● YOUR GOAL
Leave the pictures out and retype the lines from the beginning through the line with "y_ticks = [90, 80, 70, 60, 50, 40, 30, 20, 10]", both ends included.

[Source code of charts]
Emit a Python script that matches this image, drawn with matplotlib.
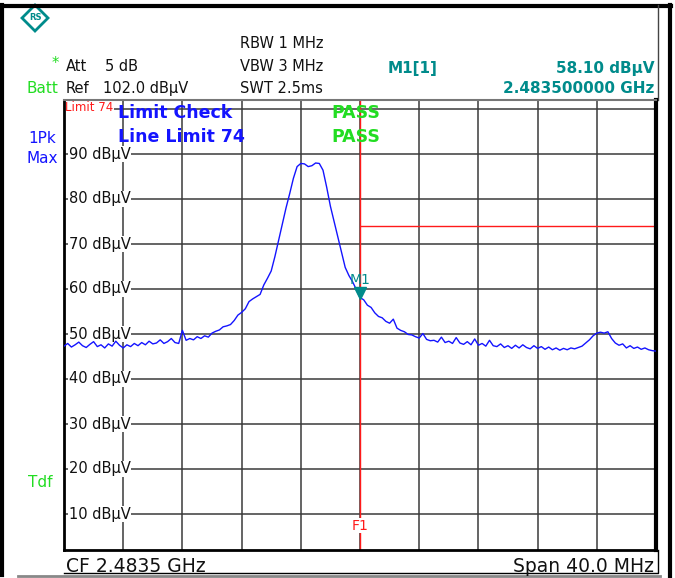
import numpy as np
import matplotlib
matplotlib.use('Agg')
import matplotlib.pyplot as plt
import matplotlib.transforms as mtransforms
from matplotlib.patches import Polygon

# instrument settings
cf_mhz = 2483.5
span_mhz = 40.0
ref_level = 102.0
limit_level = 74
marker_freq = 2483.5
marker_level = 58.10
y_ticks = [90, 80, 70, 60, 50, 40, 30, 20, 10]

# trace levels (dBuV), every 0.25 MHz from 2463.5 to 2503.5 MHz
trace_dbuv = [
    47.3, 47.9, 47.1, 47.6, 48.2, 47.4, 47.0, 47.7, 48.3, 47.2,
    47.6, 46.9, 47.8, 47.3, 48.4, 47.5, 46.9, 47.6, 47.2, 47.9,
    47.4, 48.1, 47.6, 48.4, 47.8, 48.0, 48.7, 47.9, 48.3, 49.0,
    48.1, 47.9, 50.8, 48.6, 49.0, 48.7, 49.4, 49.0, 49.6, 49.3,
    50.2, 50.6, 50.9, 51.6, 51.8, 52.1, 53.0, 54.2, 54.8, 55.6,
    57.2, 57.8, 58.3, 58.8, 60.9, 62.4, 64.0, 67.2, 70.8, 74.5,
    78.0, 81.2, 84.6, 87.2, 87.9, 87.8, 87.2, 87.4, 88.0, 87.9,
    86.4, 82.6, 78.4, 75.0, 71.6, 68.2, 64.8, 63.0, 61.6, 59.9,
    58.1, 57.6, 56.4, 55.9, 54.7, 53.9, 53.6, 52.8, 52.4, 53.3,
    51.3, 50.8, 50.5, 49.9, 49.8, 49.4, 49.1, 50.1, 48.8, 48.5,
    48.6, 48.2, 49.3, 48.1, 48.4, 47.9, 49.2, 48.0, 47.7, 48.3,
    47.6, 48.9, 47.5, 47.9, 47.3, 48.6, 47.4, 47.2, 47.8, 47.0,
    47.4, 46.8, 47.5, 46.9, 47.6, 47.0, 46.7, 47.4, 46.8, 47.2,
    46.6, 47.1, 46.5, 46.9, 46.4, 46.8, 46.5, 46.9, 46.7, 47.0,
    47.3, 48.0, 48.7, 49.6, 50.2, 50.4, 50.2, 50.5, 49.0, 48.0,
    47.5, 47.8, 46.9, 47.4, 46.8, 47.1, 46.6, 46.9, 46.5, 46.3,
    46.2,
]

f_start = cf_mhz - span_mhz / 2
f_stop = cf_mhz + span_mhz / 2
freqs = np.linspace(f_start, f_stop, len(trace_dbuv))

BLUE = '#1414ff'
TEAL = '#008b8b'
GREEN = '#22dd22'
RED = '#ff1a1a'
GRID = '#3a3a3a'

W, H = 675, 578
fig = plt.figure(figsize=(W / 100, H / 100), dpi=100)
fig.patch.set_facecolor('white')

# plot window in pixels: x 64..656, y 100..550
ax = fig.add_axes([64 / W, (H - 550) / H, 592 / W, 450 / H])
ax.set_xlim(f_start, f_stop)
ax.set_ylim(ref_level - 100, ref_level)
ax.set_xticks([])
ax.set_yticks([])
for side in ['left', 'bottom']:
    ax.spines[side].set_linewidth(2)
    ax.spines[side].set_color('black')
ax.spines['right'].set_linewidth(3)
ax.spines['top'].set_linewidth(1.5)
ax.spines['top'].set_color('#777777')

# grid: 10 dB / div, span / 10 per div
for lvl in range(10, 101, 10):
    ax.axhline(lvl, color=GRID, lw=1.1, zorder=1)
for f in np.linspace(f_start, f_stop, 11)[1:-1]:
    ax.axvline(f, color=GRID, lw=1.1, zorder=1)

ylab_tf = ax.get_yaxis_transform()
for lvl in y_ticks:
    ax.text(0.008, lvl, f'{lvl} dBµV', transform=ylab_tf, fontsize=10.5,
            va='center', ha='left', color='#111111', zorder=2,
            bbox=dict(facecolor='white', edgecolor='none', pad=0.6))

ax.text(0.002, 100.3, f'Limit {limit_level}', transform=ylab_tf, fontsize=8.5,
        color=RED, va='center', ha='left', zorder=2,
        bbox=dict(facecolor='white', edgecolor='none', pad=0.5))

# limit line and F1 frequency line
ax.axvline(marker_freq, color=RED, lw=1, zorder=2.5)
ax.hlines(limit_level, marker_freq, f_stop, color=RED, lw=1, zorder=2.5)
ax.text(marker_freq, 7.4, 'F1', color=RED, fontsize=10, ha='center', va='center',
        zorder=2.6, bbox=dict(facecolor='white', edgecolor='none', pad=0.3))

ax.plot(freqs, trace_dbuv, color=BLUE, lw=1, zorder=3)

# marker M1
up = mtransforms.offset_copy(ax.transData, fig=fig, x=0, y=5, units='dots')
ax.plot([marker_freq], [marker_level], marker='v', color=TEAL, ms=8,
        transform=up, zorder=4, clip_on=False)
ax.annotate('M1', (marker_freq, marker_level), xytext=(0, 14), textcoords='offset pixels',
            color=TEAL, fontsize=10, ha='center', va='baseline', zorder=4)

lim_tf = ax.get_yaxis_transform()
ax.text(0.091, 98.0, 'Limit Check', transform=lim_tf, color=BLUE, fontsize=12.5,
        fontweight='bold', va='baseline', zorder=5)
ax.text(0.091, 92.6, f'Line Limit {limit_level}', transform=lim_tf, color=BLUE,
        fontsize=12.5, fontweight='bold', va='baseline', zorder=5)
ax.text(0.451, 98.0, 'PASS', transform=lim_tf, color=GREEN, fontsize=12.5,
        fontweight='bold', va='baseline', zorder=5)
ax.text(0.451, 92.6, 'PASS', transform=lim_tf, color=GREEN, fontsize=12.5,
        fontweight='bold', va='baseline', zorder=5)

# screen frame and header drawn in pixel coordinates
ov = fig.add_axes([0, 0, 1, 1], zorder=-1)
ov.set_xlim(0, W)
ov.set_ylim(H, 0)
ov.axis('off')

ov.plot([2, 2], [5, 575], color='black', lw=3)
ov.plot([0, 671], [5.5, 5.5], color='black', lw=3)
ov.plot([669.5, 669.5], [5, H], color='black', lw=3)
ov.plot([658, 658], [5, 100], color='#444444', lw=1)
ov.plot([18, 660], [575.5, 575.5], color='#888888', lw=2)
ov.plot([64, 657.5, 657.5], [573, 573, 550], color='black', lw=1)

# R&S logo
ov.add_patch(Polygon([[35, 5], [48, 18], [35, 31], [22, 18]], closed=True,
                     fill=False, edgecolor=TEAL, lw=2))
ov.text(35, 18, 'RS', color=TEAL, fontsize=6, fontweight='bold', ha='center', va='center')

hdr = dict(fontsize=10.5, color='#111111', va='baseline')
ov.text(240, 48, 'RBW 1 MHz', **hdr)
ov.text(240, 71, 'VBW 3 MHz', **hdr)
ov.text(240, 93, 'SWT 2.5ms', **hdr)
ov.text(66, 71, 'Att', **hdr)
ov.text(105, 71, '5 dB', **hdr)
ov.text(66, 93, 'Ref', **hdr)
ov.text(103, 93, f'{ref_level:.1f} dBµV', **hdr)
ov.text(52, 68, '*', color=GREEN, fontsize=10.5, va='baseline')
ov.text(26, 93, 'Batt', color=GREEN, fontsize=11, va='baseline')

ov.text(388, 73, 'M1[1]', color=TEAL, fontsize=11, fontweight='bold', va='baseline')
ov.text(654, 73, f'{marker_level:.2f} dBµV', color=TEAL, fontsize=11,
        fontweight='bold', va='baseline', ha='right')
ov.text(654, 93, f'{marker_freq / 1000:.9f} GHz', color=TEAL, fontsize=11,
        fontweight='bold', va='baseline', ha='right')

ov.text(28, 143, '1Pk', color=BLUE, fontsize=11, va='baseline')
ov.text(26, 163, 'Max', color=BLUE, fontsize=11, va='baseline')
ov.text(28, 487, 'Tdf', color=GREEN, fontsize=11, va='baseline')

ov.text(66, 572, f'CF {cf_mhz / 1000:.4f} GHz', fontsize=13.5, color='#111111', va='baseline')
ov.text(654, 572, f'Span {span_mhz:.1f} MHz', fontsize=13.5, color='#111111',
        va='baseline', ha='right')

fig.savefig('out.png', dpi=100, facecolor='white')
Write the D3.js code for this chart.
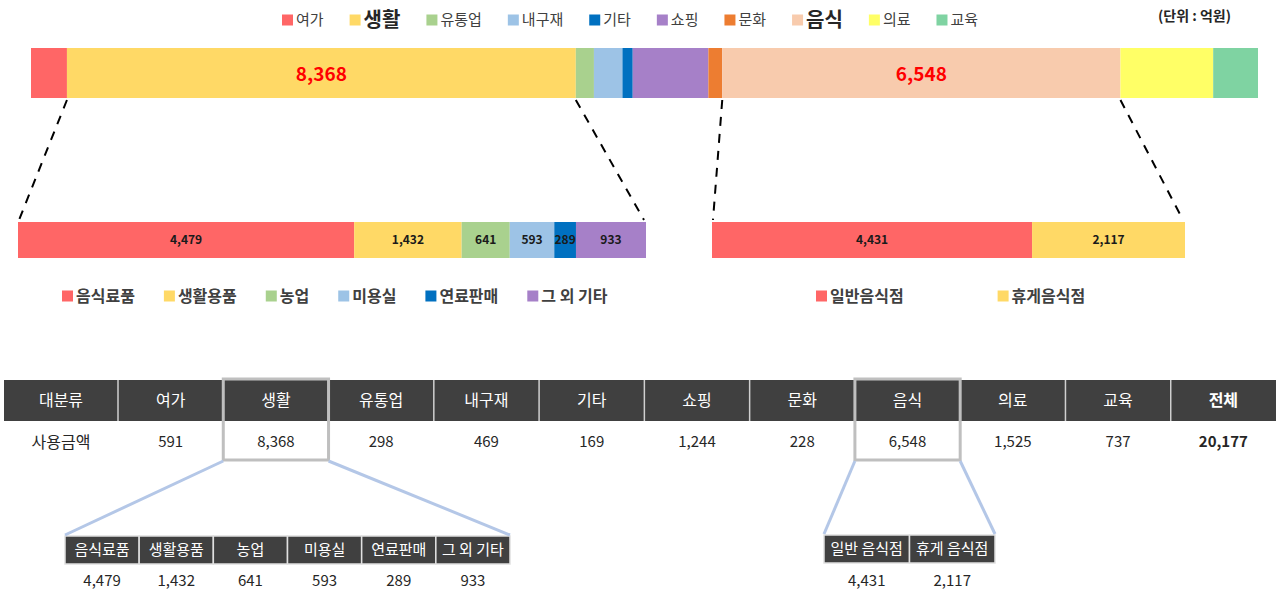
<!DOCTYPE html>
<html>
<head>
<meta charset="utf-8">
<script src="https://cdn.jsdelivr.net/npm/d3@7"></script>
<style>
  body{margin:0;background:#fff;}
  text{font-family:"Noto Sans CJK KR","Noto Sans",sans-serif;}
</style>
</head>
<body>
<svg id="chart" width="1280" height="598"></svg>
<script>
  // main categories (unit: 억원)
  var categories = ['여가','생활','유통업','내구재','기타','쇼핑','문화','음식','의료','교육'];
  var amounts    = [591, 8368, 298, 469, 169, 1244, 228, 6548, 1525, 737];
  var catColors  = ['#ff6666','#ffd966','#a9d18e','#9dc3e6','#0070c0','#a680c8','#ed7d31','#f8cbad','#ffff66','#7fd3a2'];
  var bigCats    = ['생활','음식'];

  // breakdown of 생활
  var lifeItems  = ['음식료품','생활용품','농업','미용실','연료판매','그 외 기타'];
  var lifeValues = [4479, 1432, 641, 593, 289, 933];
  var lifeColors = ['#ff6666','#ffd966','#a9d18e','#9dc3e6','#0070c0','#a680c8'];

  // breakdown of 음식
  var foodItems      = ['일반음식점','휴게음식점'];
  var foodTableItems = ['일반 음식점','휴게 음식점'];
  var foodValues     = [4431, 2117];
  var foodColors     = ['#ff6666','#ffd966'];

  var rowHeads  = ['대분류','사용금액'];
  var totalHead = '전체';
  var unitLabel = '(단위 : 억원)';

  var fmt = d3.format(',');
  var svg = d3.select('#chart');
  var narrow = '"Liberation Sans Narrow","Noto Sans CJK KR",sans-serif';

  function stack(values){
    var c = d3.cumsum(values);
    return values.map(function(v,i){ return {v:v, i:i, x0:c[i]-v, x1:c[i]}; });
  }

  //Legend laid out left to right
  function legend(items, colors, x0, y, gap, size, weight, bigList){
    var g = svg.append('g');
    var x = x0;
    items.forEach(function(d,i){
      var big = bigList && bigList.indexOf(d) >= 0;
      g.append('rect').attr('x', x).attr('y', y-5.5).attr('width', 11).attr('height', 11).attr('fill', colors[i]);
      var t = g.append('text').attr('x', x+14).attr('y', y).attr('dy','0.35em')
        .attr('font-size', big ? 20 : size).attr('font-weight', big ? 'bold' : weight)
        .attr('fill', big ? '#262626' : '#404040').text(d);
      x += 14 + t.node().getComputedTextLength() + gap;
    });
  }

  //---- top legend
  legend(categories, catColors, 282, 20, 26, 15, 'normal', bigCats);
  svg.append('text').attr('x', 1158).attr('y', 16).attr('dy','0.35em')
    .attr('font-size', 14).attr('font-weight','bold').attr('fill','#262626').text(unitLabel);

  //---- top stacked bar
  var xTop = d3.scaleLinear().domain([0, d3.sum(amounts)]).range([31, 1258]);
  var topData = stack(amounts);
  svg.append('g').selectAll('rect').data(topData).enter().append('rect')
    .attr('x', function(d){ return xTop(d.x0); })
    .attr('y', 48)
    .attr('width', function(d){ return xTop(d.x1) - xTop(d.x0); })
    .attr('height', 50)
    .attr('fill', function(d){ return catColors[d.i]; });

  svg.append('g').selectAll('text').data(topData.filter(function(d){ return bigCats.indexOf(categories[d.i]) >= 0; }))
    .enter().append('text')
    .attr('x', function(d){ return (xTop(d.x0) + xTop(d.x1)) / 2; })
    .attr('y', 74).attr('dy','0.35em').attr('text-anchor','middle')
    .attr('font-family', narrow).attr('font-size', 19).attr('font-weight','bold').attr('fill','#ff0000')
    .text(function(d){ return fmt(d.v); });

  //---- breakdown bars
  var xLife = d3.scaleLinear().domain([0, d3.sum(lifeValues)]).range([18, 646]);
  var xFood = d3.scaleLinear().domain([0, d3.sum(foodValues)]).range([712, 1185]);

  function subBar(values, colors, x){
    var g = svg.append('g');
    var data = stack(values);
    g.selectAll('rect').data(data).enter().append('rect')
      .attr('x', function(d){ return x(d.x0); })
      .attr('y', 222)
      .attr('width', function(d){ return x(d.x1) - x(d.x0); })
      .attr('height', 36)
      .attr('fill', function(d){ return colors[d.i]; });
    g.selectAll('text').data(data).enter().append('text')
      .attr('x', function(d){ return (x(d.x0) + x(d.x1)) / 2; })
      .attr('y', 240).attr('dy','0.35em').attr('text-anchor','middle')
      .attr('font-family', narrow).attr('font-size', 12).attr('font-weight','bold').attr('fill','#1a1a1a')
      .text(function(d){ return fmt(d.v); });
  }
  subBar(lifeValues, lifeColors, xLife);
  subBar(foodValues, foodColors, xFood);

  //Dashed guides from the selected segments to their breakdown
  function guides(cat, x){
    var d = topData[categories.indexOf(cat)];
    var r = x.range();
    [[xTop(d.x0), r[0]+1], [xTop(d.x1), r[1]-2]].forEach(function(p){
      svg.append('line').attr('x1', p[0]).attr('y1', 100).attr('x2', p[1]).attr('y2', 220)
        .attr('stroke','#000').attr('stroke-width', 2).attr('stroke-dasharray','9,8');
    });
  }
  guides('생활', xLife);
  guides('음식', xFood);

  legend(lifeItems, lifeColors, 62, 296, 29, 16, 'bold');
  legend(foodItems, foodColors, 816, 296, 94, 16, 'bold');

  //---- summary table
  var heads = categories.concat([totalHead]);
  var vals  = amounts.concat([d3.sum(amounts)]);
  var col = d3.scaleBand().domain(heads).range([118, 1276]);
  var tHeadY = 380, tHeadH = 41, tRowY = 421;

  svg.append('rect').attr('x', 4).attr('y', tHeadY).attr('width', 1272).attr('height', tHeadH).attr('fill','#404040');
  svg.append('g').selectAll('line').data(heads).enter().append('line')
    .attr('x1', function(d){ return col(d); }).attr('x2', function(d){ return col(d); })
    .attr('y1', tHeadY).attr('y2', tHeadY + tHeadH)
    .attr('stroke','#d0d0d0').attr('stroke-width', 1.5);

  svg.append('text').attr('x', 61).attr('y', tHeadY + tHeadH/2).attr('dy','0.35em').attr('text-anchor','middle')
    .attr('font-size', 16).attr('fill','#fff').text(rowHeads[0]);
  svg.append('text').attr('x', 61).attr('y', 442).attr('dy','0.35em').attr('text-anchor','middle')
    .attr('font-size', 16).attr('fill','#262626').text(rowHeads[1]);

  svg.append('g').selectAll('text').data(heads).enter().append('text')
    .attr('x', function(d){ return col(d) + col.bandwidth()/2; })
    .attr('y', tHeadY + tHeadH/2).attr('dy','0.35em').attr('text-anchor','middle')
    .attr('font-size', 16).attr('font-weight', function(d){ return d === totalHead ? 'bold' : 'normal'; })
    .attr('fill','#fff').text(function(d){ return d; });

  svg.append('g').selectAll('text').data(vals).enter().append('text')
    .attr('x', function(d,i){ return col(heads[i]) + col.bandwidth()/2; })
    .attr('y', 442).attr('dy','0.35em').attr('text-anchor','middle')
    .attr('font-size', 15).attr('font-weight', function(d,i){ return heads[i] === totalHead ? 'bold' : 'normal'; })
    .attr('fill','#262626').text(function(d){ return fmt(d); });

  //Highlight boxes on the expanded columns
  bigCats.forEach(function(c){
    svg.append('rect').attr('x', col(c)).attr('y', tHeadY - 1)
      .attr('width', col.bandwidth()).attr('height', 81)
      .attr('fill','none').attr('stroke','#bfbfbf').attr('stroke-width', 3);
  });

  //---- small detail tables
  function subTable(items, values, range, headY){
    var b = d3.scaleBand().domain(items).range(range);
    var g = svg.append('g');
    g.selectAll('rect').data(items).enter().append('rect')
      .attr('x', function(d){ return b(d); }).attr('y', headY)
      .attr('width', b.bandwidth()).attr('height', 28)
      .attr('fill','#404040').attr('stroke','#e0e0e0').attr('stroke-width', 1.5);
    g.selectAll('text.h').data(items).enter().append('text').attr('class','h')
      .attr('x', function(d){ return b(d) + b.bandwidth()/2; })
      .attr('y', headY + 14).attr('dy','0.35em').attr('text-anchor','middle')
      .attr('font-size', 15).attr('fill','#fff').text(function(d){ return d; });
    g.selectAll('text.v').data(values).enter().append('text').attr('class','v')
      .attr('x', function(d,i){ return b(items[i]) + b.bandwidth()/2; })
      .attr('y', 581).attr('dy','0.35em').attr('text-anchor','middle')
      .attr('font-size', 15).attr('fill','#262626').text(function(d){ return fmt(d); });
    return b;
  }
  var lifeTable = subTable(lifeItems, lifeValues, [65, 510], 536);
  var foodTable = subTable(foodTableItems, foodValues, [824, 995], 535);

  //Blue connectors from highlight box to detail table
  function connectors(cat, b, headY){
    var r = b.range();
    [[col(cat), r[0]], [col(cat) + col.bandwidth(), r[1]]].forEach(function(p){
      svg.append('line').attr('x1', p[0]).attr('y1', 461).attr('x2', p[1]).attr('y2', headY - 1)
        .attr('stroke','#b4c7e7').attr('stroke-width', 3);
    });
  }
  connectors('생활', lifeTable, 536);
  connectors('음식', foodTable, 535);
</script>
</body>
</html>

● EXERCISE OUTPUT
Emit a Python script that matches this image, drawn with matplotlib.
import numpy as np
import matplotlib
matplotlib.use('Agg')
import matplotlib.pyplot as plt
import matplotlib.transforms as mtransforms
from matplotlib.patches import Polygon

# instrument settings
cf_mhz = 2483.5
span_mhz = 40.0
ref_level = 102.0
limit_level = 74
marker_freq = 2483.5
marker_level = 58.10
y_ticks = [90, 80, 70, 60, 50, 40, 30, 20, 10]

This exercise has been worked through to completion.